REQUEST: Search the material below for the string "this" and extract each line that has it.

EXTRACTED INFORMATION:

-------------------------

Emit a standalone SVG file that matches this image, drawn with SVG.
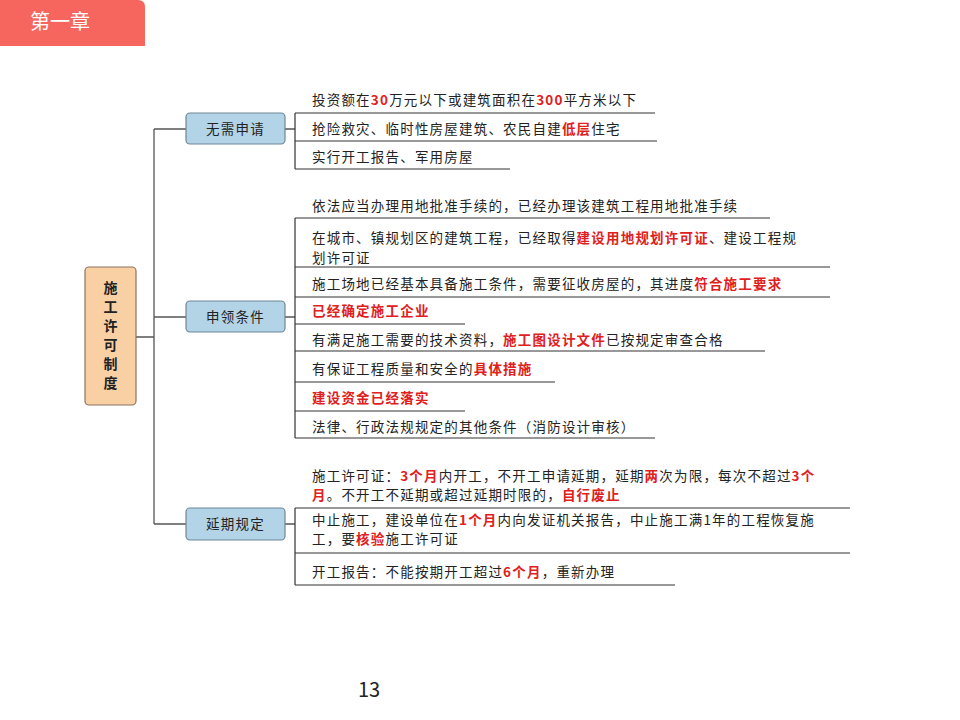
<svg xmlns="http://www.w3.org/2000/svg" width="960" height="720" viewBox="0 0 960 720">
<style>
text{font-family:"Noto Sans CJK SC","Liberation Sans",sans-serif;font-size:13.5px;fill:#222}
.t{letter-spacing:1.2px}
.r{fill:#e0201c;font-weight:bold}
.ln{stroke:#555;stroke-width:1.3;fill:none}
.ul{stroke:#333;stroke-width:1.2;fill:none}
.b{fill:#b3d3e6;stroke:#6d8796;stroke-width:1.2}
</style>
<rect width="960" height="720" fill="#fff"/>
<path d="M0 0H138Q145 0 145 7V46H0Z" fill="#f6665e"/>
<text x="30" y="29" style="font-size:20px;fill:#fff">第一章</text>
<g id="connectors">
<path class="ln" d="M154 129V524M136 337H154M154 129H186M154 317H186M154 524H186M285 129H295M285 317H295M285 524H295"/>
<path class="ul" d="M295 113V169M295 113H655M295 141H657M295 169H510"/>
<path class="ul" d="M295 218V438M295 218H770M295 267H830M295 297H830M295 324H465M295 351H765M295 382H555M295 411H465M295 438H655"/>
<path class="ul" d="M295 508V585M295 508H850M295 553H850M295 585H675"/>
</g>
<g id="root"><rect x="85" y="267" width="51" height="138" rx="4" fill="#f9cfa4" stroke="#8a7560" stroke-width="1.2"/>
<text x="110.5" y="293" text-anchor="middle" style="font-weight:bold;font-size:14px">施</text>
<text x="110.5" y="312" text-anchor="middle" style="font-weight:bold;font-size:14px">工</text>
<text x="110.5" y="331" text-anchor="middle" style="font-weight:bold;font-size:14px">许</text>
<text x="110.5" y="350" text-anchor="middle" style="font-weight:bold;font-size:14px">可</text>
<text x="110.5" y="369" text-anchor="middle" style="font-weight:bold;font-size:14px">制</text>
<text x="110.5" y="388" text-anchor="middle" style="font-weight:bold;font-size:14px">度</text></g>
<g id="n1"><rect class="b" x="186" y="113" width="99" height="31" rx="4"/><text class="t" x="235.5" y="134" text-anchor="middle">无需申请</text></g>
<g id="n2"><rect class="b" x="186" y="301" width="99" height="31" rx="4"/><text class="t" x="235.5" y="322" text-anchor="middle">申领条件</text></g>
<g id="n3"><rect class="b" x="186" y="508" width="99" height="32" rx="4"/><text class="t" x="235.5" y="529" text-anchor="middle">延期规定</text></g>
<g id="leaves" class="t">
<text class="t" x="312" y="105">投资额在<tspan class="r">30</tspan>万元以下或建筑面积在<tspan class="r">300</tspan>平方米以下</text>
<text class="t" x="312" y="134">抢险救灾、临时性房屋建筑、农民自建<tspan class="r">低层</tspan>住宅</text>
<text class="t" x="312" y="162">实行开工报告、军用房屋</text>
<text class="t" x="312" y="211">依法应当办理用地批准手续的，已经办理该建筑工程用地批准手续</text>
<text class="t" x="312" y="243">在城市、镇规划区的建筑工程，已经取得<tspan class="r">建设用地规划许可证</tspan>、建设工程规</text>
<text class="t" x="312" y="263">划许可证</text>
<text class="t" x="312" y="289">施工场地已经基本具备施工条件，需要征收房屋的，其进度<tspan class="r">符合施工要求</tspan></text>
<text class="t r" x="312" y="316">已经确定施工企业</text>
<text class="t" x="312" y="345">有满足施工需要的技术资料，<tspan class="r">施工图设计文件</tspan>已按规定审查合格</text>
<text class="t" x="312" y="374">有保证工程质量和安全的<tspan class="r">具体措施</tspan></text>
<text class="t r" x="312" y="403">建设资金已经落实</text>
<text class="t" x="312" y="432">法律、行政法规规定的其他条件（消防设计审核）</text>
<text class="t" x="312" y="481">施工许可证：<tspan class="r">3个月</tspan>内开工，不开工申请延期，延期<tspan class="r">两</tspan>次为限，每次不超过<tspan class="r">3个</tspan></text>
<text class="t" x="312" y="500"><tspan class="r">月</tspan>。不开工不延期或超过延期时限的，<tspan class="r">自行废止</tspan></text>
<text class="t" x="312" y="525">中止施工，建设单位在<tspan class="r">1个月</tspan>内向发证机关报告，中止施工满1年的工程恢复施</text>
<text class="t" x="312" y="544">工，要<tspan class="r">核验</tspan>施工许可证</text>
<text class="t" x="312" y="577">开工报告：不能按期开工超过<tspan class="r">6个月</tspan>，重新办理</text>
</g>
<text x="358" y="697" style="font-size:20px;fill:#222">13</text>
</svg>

-------------------------

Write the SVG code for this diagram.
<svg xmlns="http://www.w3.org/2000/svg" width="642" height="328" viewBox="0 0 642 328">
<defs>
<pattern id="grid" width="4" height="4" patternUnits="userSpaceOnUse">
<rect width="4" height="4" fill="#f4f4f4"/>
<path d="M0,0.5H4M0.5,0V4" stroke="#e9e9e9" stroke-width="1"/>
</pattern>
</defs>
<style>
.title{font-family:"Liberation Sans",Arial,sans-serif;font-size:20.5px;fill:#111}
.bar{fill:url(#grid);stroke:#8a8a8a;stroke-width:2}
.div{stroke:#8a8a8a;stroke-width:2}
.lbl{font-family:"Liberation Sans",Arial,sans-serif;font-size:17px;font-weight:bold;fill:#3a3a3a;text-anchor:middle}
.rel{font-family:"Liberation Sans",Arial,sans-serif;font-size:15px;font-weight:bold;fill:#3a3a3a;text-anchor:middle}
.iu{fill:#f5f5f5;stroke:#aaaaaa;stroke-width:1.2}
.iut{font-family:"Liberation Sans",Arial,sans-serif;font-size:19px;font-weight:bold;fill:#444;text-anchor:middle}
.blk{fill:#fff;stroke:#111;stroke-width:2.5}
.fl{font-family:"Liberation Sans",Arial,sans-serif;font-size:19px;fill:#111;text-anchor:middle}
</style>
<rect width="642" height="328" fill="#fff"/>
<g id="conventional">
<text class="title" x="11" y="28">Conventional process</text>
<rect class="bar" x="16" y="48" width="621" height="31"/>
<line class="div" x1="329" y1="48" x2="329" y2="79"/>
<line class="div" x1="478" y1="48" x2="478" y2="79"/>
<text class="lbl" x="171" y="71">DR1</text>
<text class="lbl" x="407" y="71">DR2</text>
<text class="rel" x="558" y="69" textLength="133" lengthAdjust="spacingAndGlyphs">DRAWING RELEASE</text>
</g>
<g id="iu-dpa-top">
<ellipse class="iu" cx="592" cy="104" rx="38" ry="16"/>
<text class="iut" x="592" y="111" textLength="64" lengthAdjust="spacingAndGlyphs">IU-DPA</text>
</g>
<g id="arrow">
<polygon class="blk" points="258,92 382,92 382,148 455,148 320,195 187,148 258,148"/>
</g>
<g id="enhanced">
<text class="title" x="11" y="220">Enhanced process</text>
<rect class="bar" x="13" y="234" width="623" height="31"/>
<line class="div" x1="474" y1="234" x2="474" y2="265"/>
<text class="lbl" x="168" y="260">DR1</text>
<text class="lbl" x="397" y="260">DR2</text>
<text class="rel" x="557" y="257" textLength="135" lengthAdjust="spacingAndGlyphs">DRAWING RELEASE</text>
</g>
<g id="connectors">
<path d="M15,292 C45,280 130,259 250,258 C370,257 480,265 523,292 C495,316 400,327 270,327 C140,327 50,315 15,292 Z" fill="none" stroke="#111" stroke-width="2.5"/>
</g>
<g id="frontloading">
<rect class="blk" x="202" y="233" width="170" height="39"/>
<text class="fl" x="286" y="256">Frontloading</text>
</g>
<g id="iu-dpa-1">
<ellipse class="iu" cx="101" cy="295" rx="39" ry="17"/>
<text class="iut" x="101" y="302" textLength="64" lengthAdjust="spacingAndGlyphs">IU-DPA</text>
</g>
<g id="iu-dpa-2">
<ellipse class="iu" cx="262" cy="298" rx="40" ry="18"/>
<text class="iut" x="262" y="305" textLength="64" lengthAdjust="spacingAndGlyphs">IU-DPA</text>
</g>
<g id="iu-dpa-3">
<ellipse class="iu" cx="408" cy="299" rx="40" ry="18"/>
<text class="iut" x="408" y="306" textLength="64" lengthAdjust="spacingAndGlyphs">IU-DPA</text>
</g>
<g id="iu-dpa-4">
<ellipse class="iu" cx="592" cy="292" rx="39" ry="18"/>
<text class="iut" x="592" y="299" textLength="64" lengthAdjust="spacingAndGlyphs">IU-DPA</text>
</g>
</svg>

-------------------------

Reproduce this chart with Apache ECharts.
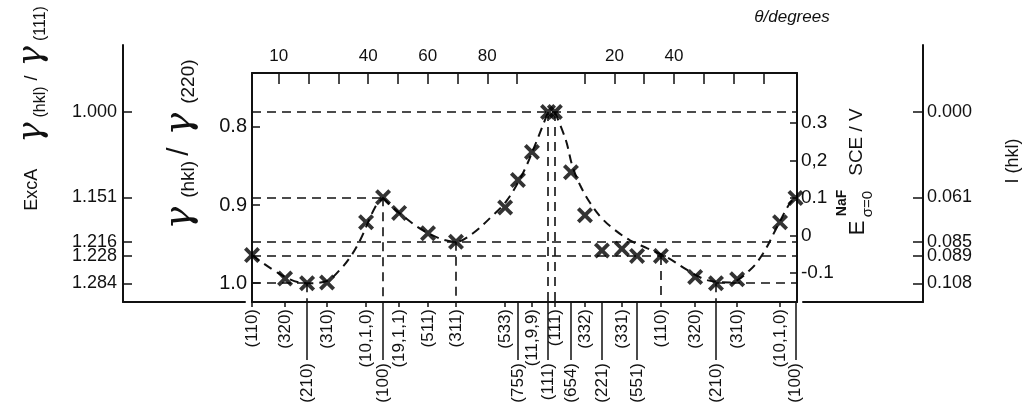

-------------------------

TASK ANSWER:
Emit a standalone SVG file that matches this image, drawn with SVG.
Write the SVG code for this diagram.
Reproduce this chart with Apache ECharts.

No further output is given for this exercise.